■ **To be done**: Retype each line exactly. Skip images.

— Start of Data segment —

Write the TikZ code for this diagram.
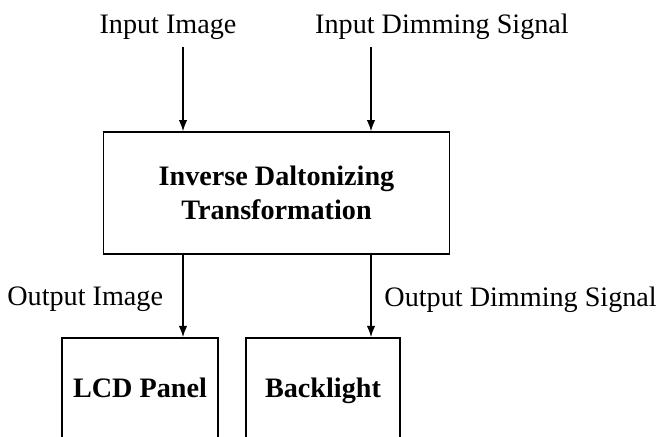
\documentclass[tikz,border=0pt]{standalone}
\usepackage{fontspec}
\setmainfont{Liberation Serif}
\usetikzlibrary{arrows.meta}
\tikzset{
  block/.style={draw, line width=0.5pt, align=center, font=\bfseries, text height=1.6ex, text depth=0.4ex},
  flow/.style={-{Latex[length=4pt,width=3pt]}, line width=0.5pt}
}
\begin{document}
\begin{tikzpicture}[x=0.355pt,y=-0.355pt]

% Fix the page size
\useasboundingbox (0,0) rectangle (662,437);
\clip (0,0) rectangle (662,437);

% Draw the blocks
\node[block, minimum width=123pt, minimum height=43.3pt, text height=, text depth=] (idt) at (276.5,193) {Inverse Daltonizing\\Transformation};
\node[block, minimum width=55.4pt, minimum height=37pt] (lcd) at (140,390) {LCD Panel};
\node[block, minimum width=54.7pt, minimum height=37pt] (bl) at (323,390) {Backlight};

%% Draw the inputs
\node (inimg) at (168,27) {Input Image};
\node (indim) at (442,27) {Input Dimming Signal};
\coordinate (a) at (183,47);
\coordinate (b) at (371,47);
\draw[flow] (a) -- (idt.north -| a);
\draw[flow] (b) -- (idt.north -| b);

%% Draw the outputs
\draw[flow] (idt.south -| a) -- (lcd.north -| a) node[midway, left=3.5pt, yshift=-1.2pt] {Output Image};
\draw[flow] (idt.south -| b) -- (bl.north -| b) node[midway, right=1.2pt, yshift=-1.2pt] {Output Dimming Signal};

\end{tikzpicture}
\end{document}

— End of Data segment —

■ **Correct output**:
Write the TikZ code for this diagram.
\documentclass[tikz,border=0pt]{standalone}
\usepackage{fontspec}
\setmainfont{Liberation Serif}
\usetikzlibrary{arrows.meta}
\tikzset{
  block/.style={draw, line width=0.5pt, align=center, font=\bfseries, text height=1.6ex, text depth=0.4ex},
  flow/.style={-{Latex[length=4pt,width=3pt]}, line width=0.5pt}
}
\begin{document}
\begin{tikzpicture}[x=0.355pt,y=-0.355pt]

% Fix the page size
\useasboundingbox (0,0) rectangle (662,437);
\clip (0,0) rectangle (662,437);

% Draw the blocks
\node[block, minimum width=123pt, minimum height=43.3pt, text height=, text depth=] (idt) at (276.5,193) {Inverse Daltonizing\\Transformation};
\node[block, minimum width=55.4pt, minimum height=37pt] (lcd) at (140,390) {LCD Panel};
\node[block, minimum width=54.7pt, minimum height=37pt] (bl) at (323,390) {Backlight};

%% Draw the inputs
\node (inimg) at (168,27) {Input Image};
\node (indim) at (442,27) {Input Dimming Signal};
\coordinate (a) at (183,47);
\coordinate (b) at (371,47);
\draw[flow] (a) -- (idt.north -| a);
\draw[flow] (b) -- (idt.north -| b);

%% Draw the outputs
\draw[flow] (idt.south -| a) -- (lcd.north -| a) node[midway, left=3.5pt, yshift=-1.2pt] {Output Image};
\draw[flow] (idt.south -| b) -- (bl.north -| b) node[midway, right=1.2pt, yshift=-1.2pt] {Output Dimming Signal};

\end{tikzpicture}
\end{document}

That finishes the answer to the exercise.